• **WHAT THIS TASK INVOLVES**
Go through the listing and set it down exactly, leaving out its pictures.

• **GIVEN MATERIAL**
□ □ □ □
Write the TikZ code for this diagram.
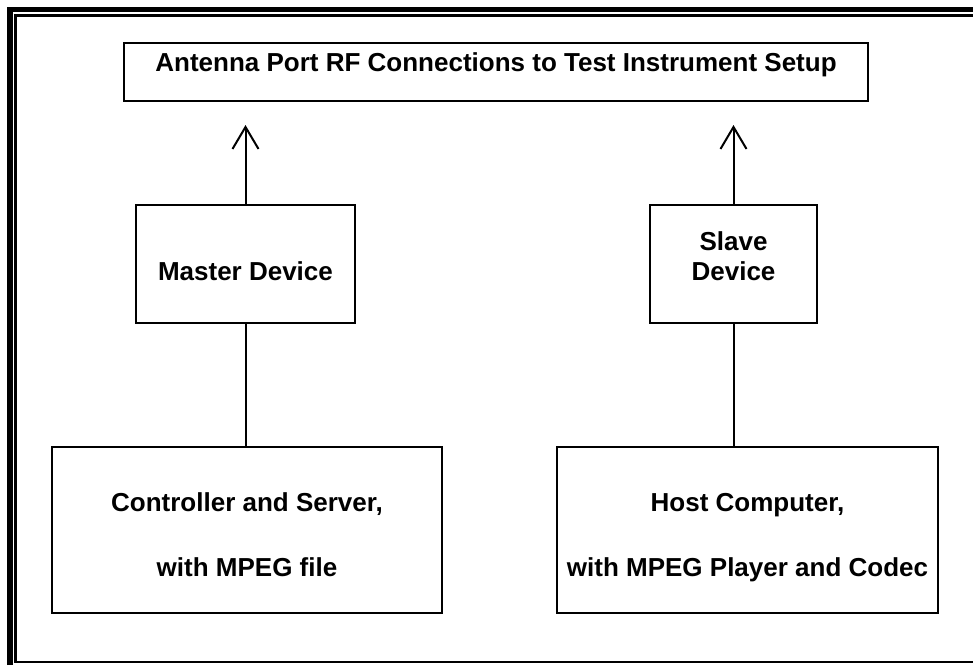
\documentclass[tikz,border=0pt]{standalone}
\usepackage{fontspec}
\setmainfont{Liberation Sans}
\usetikzlibrary{arrows.meta}

\begin{document}
\begin{tikzpicture}[x=1pt,y=-1pt,
		box/.style={draw,line width=2pt,inner sep=2pt,align=center,font=\bfseries\fontsize{26}{30}\selectfont},
		link/.style={line width=2pt},
		up/.style={link,-{Straight Barb[length=22pt,width=26pt,line width=2pt]}}]
	\useasboundingbox (0,0) rectangle (973,665);
	\draw[line width=6pt] (10,665) -- (10,7);
	\draw[line width=5pt] (7,9.5) -- (973,9.5);
	\draw[line width=2.2pt] (973,15.5) -- (15.5,15.5) -- (15.5,662) -- (973,662);
	\node[box,minimum width=744pt,minimum height=58pt,text height=19pt,text depth=21pt] (rf) at (496,72) {Antenna Port RF Connections to Test Instrument Setup};
	\node[box,minimum width=219pt,minimum height=118pt,text height=32pt,text depth=0pt] (master) at (245.5,264) {Master Device};
	\node[box,minimum width=167pt,minimum height=118pt,text depth=16pt] (slave) at (733.5,264) {Slave\\Device};
	\node[box,minimum width=390pt,minimum height=166pt,text height=92pt,text depth=0pt] (ctrl) at (247,530) {Controller and Server,\\[35pt]with MPEG file};
	\node[box,minimum width=381pt,minimum height=166pt,text height=92pt,text depth=0pt] (host) at (747.5,530) {Host Computer,\\[35pt]with MPEG Player and Codec};
	\coordinate (mtip) at (245.5,125);
	\coordinate (stip) at (733.5,125);
	\draw[up] (master.north) -- (mtip);
	\draw[up] (slave.north) -- (stip);
	\draw[link] (master.south) -- (master.south |- ctrl.north);
	\draw[link] (slave.south) -- (slave.south |- host.north);
\end{tikzpicture}
\end{document}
□ □ □ □
• **REPLY**
Write the TikZ code for this diagram.
\documentclass[tikz,border=0pt]{standalone}
\usepackage{fontspec}
\setmainfont{Liberation Sans}
\usetikzlibrary{arrows.meta}

\begin{document}
\begin{tikzpicture}[x=1pt,y=-1pt,
		box/.style={draw,line width=2pt,inner sep=2pt,align=center,font=\bfseries\fontsize{26}{30}\selectfont},
		link/.style={line width=2pt},
		up/.style={link,-{Straight Barb[length=22pt,width=26pt,line width=2pt]}}]
	\useasboundingbox (0,0) rectangle (973,665);
	\draw[line width=6pt] (10,665) -- (10,7);
	\draw[line width=5pt] (7,9.5) -- (973,9.5);
	\draw[line width=2.2pt] (973,15.5) -- (15.5,15.5) -- (15.5,662) -- (973,662);
	\node[box,minimum width=744pt,minimum height=58pt,text height=19pt,text depth=21pt] (rf) at (496,72) {Antenna Port RF Connections to Test Instrument Setup};
	\node[box,minimum width=219pt,minimum height=118pt,text height=32pt,text depth=0pt] (master) at (245.5,264) {Master Device};
	\node[box,minimum width=167pt,minimum height=118pt,text depth=16pt] (slave) at (733.5,264) {Slave\\Device};
	\node[box,minimum width=390pt,minimum height=166pt,text height=92pt,text depth=0pt] (ctrl) at (247,530) {Controller and Server,\\[35pt]with MPEG file};
	\node[box,minimum width=381pt,minimum height=166pt,text height=92pt,text depth=0pt] (host) at (747.5,530) {Host Computer,\\[35pt]with MPEG Player and Codec};
	\coordinate (mtip) at (245.5,125);
	\coordinate (stip) at (733.5,125);
	\draw[up] (master.north) -- (mtip);
	\draw[up] (slave.north) -- (stip);
	\draw[link] (master.south) -- (master.south |- ctrl.north);
	\draw[link] (slave.south) -- (slave.south |- host.north);
\end{tikzpicture}
\end{document}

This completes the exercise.